RECORDED DATA:
───

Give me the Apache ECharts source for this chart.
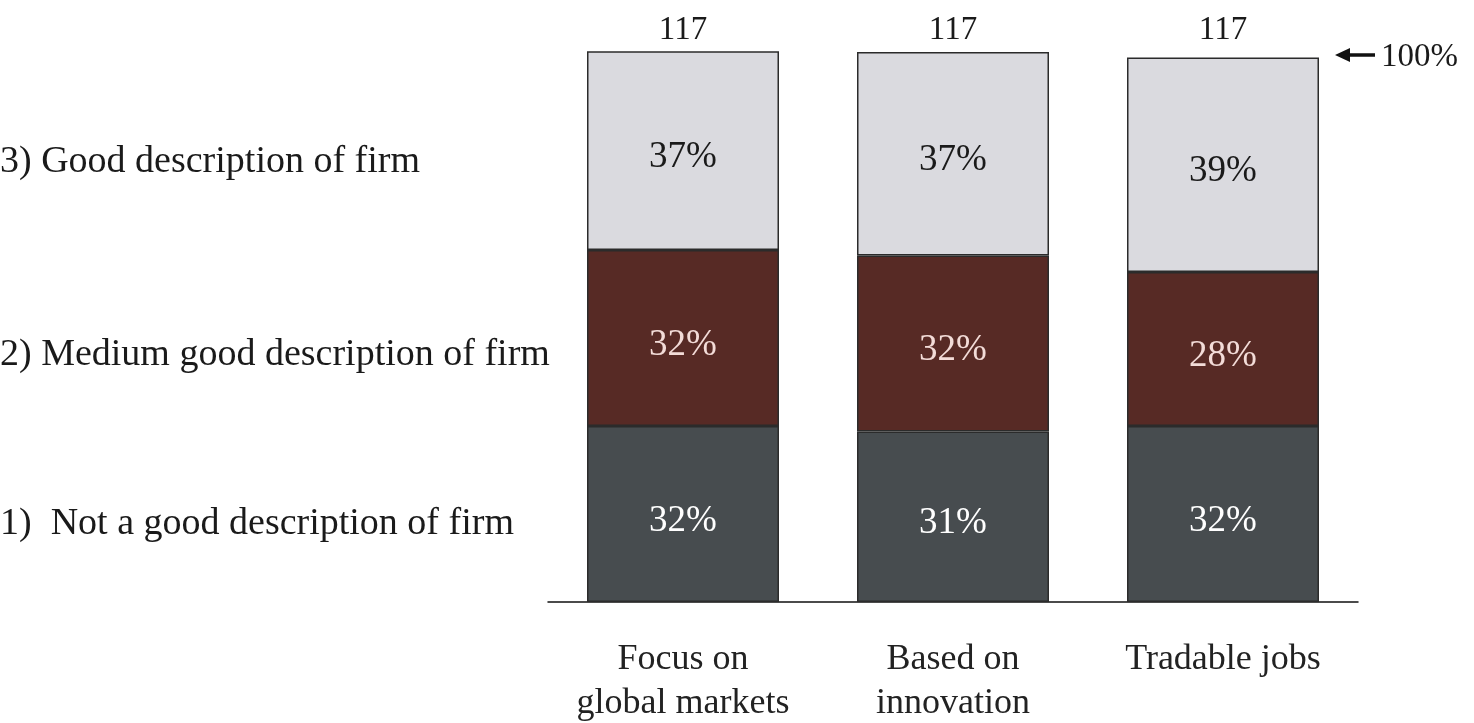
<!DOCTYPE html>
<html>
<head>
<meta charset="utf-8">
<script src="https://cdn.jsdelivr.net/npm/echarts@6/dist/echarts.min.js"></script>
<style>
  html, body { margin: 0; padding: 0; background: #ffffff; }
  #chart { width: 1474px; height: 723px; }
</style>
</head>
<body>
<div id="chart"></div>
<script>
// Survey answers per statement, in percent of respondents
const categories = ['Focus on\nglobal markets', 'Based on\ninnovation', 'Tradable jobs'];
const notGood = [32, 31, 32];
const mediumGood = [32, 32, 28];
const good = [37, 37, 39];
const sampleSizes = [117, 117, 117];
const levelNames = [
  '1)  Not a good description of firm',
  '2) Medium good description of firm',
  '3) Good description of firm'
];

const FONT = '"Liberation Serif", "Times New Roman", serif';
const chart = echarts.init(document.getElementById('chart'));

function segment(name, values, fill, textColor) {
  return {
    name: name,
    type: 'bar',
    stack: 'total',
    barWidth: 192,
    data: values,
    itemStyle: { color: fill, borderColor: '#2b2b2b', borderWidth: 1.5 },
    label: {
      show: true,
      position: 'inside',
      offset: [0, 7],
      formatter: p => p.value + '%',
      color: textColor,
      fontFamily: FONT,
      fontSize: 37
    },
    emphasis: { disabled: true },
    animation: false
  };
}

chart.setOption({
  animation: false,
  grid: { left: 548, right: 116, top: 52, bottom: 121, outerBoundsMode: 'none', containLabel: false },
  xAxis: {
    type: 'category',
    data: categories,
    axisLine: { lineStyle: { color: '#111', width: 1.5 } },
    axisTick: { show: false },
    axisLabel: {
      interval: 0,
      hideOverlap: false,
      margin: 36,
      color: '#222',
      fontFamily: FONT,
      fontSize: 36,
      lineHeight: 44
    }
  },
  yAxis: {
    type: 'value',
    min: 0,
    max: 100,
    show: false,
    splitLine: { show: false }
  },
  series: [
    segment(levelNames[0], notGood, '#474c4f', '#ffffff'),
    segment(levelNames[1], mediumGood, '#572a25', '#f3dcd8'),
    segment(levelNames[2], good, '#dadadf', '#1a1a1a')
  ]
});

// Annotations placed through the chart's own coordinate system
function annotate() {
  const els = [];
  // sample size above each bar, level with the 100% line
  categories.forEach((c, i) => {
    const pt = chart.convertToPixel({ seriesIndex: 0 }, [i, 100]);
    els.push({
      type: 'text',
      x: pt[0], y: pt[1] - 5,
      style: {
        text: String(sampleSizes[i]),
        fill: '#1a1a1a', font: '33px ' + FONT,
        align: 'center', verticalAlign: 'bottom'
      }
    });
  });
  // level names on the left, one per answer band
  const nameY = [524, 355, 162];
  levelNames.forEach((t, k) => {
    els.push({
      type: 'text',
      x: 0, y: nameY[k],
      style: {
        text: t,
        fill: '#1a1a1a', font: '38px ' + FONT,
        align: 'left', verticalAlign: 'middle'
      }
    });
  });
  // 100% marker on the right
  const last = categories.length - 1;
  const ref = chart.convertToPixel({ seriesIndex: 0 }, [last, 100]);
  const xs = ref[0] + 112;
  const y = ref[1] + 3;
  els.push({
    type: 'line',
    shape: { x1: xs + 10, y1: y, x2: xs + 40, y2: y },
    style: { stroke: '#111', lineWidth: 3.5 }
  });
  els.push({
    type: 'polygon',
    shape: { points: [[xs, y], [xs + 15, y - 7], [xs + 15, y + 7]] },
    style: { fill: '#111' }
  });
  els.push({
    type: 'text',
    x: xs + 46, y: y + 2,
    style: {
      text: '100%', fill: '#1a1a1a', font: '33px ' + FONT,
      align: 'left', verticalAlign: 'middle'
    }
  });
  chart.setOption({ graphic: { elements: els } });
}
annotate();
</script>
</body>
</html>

───

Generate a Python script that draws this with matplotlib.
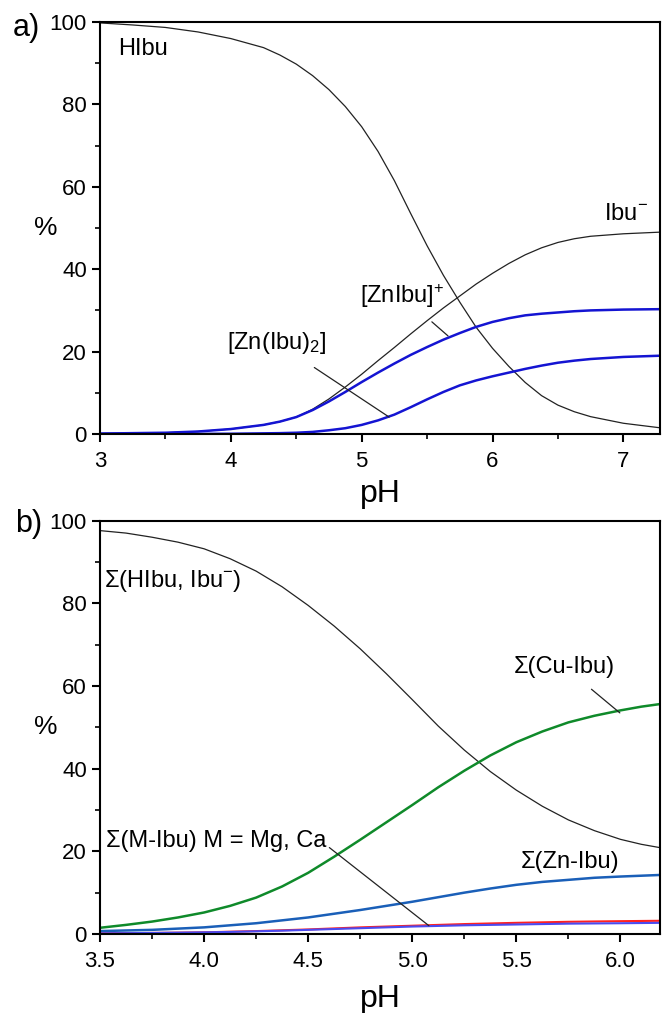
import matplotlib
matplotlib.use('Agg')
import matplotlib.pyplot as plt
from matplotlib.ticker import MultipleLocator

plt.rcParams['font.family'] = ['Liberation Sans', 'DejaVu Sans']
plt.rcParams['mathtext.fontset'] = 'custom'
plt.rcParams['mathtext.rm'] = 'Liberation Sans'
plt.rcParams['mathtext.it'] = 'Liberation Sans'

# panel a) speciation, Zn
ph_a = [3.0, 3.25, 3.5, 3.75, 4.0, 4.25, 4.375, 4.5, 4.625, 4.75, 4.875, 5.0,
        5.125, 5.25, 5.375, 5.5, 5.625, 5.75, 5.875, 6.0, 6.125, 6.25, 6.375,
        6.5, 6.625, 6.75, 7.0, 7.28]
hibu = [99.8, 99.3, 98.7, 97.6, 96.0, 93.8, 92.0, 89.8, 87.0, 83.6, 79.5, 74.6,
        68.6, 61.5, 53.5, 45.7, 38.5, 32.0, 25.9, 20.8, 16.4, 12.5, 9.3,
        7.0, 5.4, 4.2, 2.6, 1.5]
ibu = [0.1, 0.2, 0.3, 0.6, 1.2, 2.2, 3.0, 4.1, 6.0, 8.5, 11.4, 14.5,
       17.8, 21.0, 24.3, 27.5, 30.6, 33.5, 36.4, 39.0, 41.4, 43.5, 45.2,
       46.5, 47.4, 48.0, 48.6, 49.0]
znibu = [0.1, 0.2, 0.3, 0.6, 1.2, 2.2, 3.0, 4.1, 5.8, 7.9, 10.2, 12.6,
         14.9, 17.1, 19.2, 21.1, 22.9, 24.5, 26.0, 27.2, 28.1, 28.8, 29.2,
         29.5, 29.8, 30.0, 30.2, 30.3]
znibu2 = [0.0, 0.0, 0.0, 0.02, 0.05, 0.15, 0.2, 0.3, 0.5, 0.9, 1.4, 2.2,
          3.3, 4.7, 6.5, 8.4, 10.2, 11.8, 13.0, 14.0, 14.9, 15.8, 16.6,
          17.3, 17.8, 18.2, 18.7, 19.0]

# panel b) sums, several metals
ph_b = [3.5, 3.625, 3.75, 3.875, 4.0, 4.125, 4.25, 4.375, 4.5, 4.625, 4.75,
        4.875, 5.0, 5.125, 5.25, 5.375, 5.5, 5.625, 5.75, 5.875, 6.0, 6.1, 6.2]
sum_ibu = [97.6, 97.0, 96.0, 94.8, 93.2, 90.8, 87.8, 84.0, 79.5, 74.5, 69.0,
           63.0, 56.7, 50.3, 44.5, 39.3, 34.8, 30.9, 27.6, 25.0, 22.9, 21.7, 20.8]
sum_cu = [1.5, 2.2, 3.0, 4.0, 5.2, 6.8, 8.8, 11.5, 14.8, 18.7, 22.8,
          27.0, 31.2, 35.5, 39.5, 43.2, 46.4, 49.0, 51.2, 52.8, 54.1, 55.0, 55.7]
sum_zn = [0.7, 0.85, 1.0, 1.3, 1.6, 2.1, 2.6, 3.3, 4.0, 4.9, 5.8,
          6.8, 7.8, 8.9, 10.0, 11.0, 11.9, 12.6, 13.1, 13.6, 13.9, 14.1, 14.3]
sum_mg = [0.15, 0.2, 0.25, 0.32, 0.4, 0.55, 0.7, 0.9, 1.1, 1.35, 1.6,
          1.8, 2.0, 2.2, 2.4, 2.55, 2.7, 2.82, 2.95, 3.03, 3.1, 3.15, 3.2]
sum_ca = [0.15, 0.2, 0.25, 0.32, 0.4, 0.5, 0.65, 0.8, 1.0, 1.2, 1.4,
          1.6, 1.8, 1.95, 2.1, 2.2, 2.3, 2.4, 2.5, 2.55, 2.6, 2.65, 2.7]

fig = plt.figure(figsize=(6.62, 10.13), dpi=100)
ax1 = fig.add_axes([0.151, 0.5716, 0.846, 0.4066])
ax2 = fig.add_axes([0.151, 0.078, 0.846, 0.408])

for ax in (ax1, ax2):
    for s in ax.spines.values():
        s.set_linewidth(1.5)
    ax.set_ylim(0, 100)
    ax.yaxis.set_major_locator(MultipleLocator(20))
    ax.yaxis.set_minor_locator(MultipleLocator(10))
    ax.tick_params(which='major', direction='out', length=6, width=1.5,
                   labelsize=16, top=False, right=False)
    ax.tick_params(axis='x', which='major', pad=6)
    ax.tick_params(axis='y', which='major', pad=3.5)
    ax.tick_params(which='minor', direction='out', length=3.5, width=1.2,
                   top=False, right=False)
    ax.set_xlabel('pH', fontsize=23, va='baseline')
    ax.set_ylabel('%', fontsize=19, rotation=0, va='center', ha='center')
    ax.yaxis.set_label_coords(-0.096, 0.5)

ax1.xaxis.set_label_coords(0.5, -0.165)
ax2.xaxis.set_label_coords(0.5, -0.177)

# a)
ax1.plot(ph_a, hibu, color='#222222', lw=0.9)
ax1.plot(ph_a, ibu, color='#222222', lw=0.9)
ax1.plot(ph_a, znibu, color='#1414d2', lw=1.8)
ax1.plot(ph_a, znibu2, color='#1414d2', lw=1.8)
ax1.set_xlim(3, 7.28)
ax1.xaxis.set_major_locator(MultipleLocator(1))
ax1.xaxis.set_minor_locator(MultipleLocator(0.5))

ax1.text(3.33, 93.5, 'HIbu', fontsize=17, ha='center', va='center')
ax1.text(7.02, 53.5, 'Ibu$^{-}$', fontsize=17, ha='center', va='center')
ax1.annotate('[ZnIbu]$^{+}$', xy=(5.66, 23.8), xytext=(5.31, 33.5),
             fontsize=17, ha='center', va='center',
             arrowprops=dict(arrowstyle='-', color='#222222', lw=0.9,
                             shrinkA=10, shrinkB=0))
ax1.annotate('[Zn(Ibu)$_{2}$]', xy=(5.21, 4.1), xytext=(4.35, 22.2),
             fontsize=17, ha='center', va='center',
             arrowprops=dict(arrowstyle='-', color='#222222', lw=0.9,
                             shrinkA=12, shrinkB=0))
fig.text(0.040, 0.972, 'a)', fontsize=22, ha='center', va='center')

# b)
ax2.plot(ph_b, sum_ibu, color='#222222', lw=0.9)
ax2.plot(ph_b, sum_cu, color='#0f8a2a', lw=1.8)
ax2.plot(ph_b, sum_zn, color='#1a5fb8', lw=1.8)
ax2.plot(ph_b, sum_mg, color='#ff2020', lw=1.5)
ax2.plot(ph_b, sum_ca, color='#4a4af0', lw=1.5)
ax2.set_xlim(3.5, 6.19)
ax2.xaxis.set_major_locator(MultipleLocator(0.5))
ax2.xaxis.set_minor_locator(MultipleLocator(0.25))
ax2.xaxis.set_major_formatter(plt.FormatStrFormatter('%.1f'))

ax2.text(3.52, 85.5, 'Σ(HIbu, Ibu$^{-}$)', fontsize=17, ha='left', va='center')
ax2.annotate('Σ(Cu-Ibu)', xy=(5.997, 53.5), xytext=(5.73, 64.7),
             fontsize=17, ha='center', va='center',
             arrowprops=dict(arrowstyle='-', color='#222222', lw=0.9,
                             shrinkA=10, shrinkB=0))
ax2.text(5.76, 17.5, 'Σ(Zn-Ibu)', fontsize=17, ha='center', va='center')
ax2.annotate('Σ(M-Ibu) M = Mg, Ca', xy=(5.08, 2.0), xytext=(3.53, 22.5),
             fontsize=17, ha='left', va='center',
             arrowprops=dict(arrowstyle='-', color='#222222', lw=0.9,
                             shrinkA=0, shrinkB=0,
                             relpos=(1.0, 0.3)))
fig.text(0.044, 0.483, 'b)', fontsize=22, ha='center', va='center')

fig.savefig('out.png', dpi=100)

───

Working from the material above, state how many lines contain "with"; give only the number.

EXERCISE RESPONSE: 2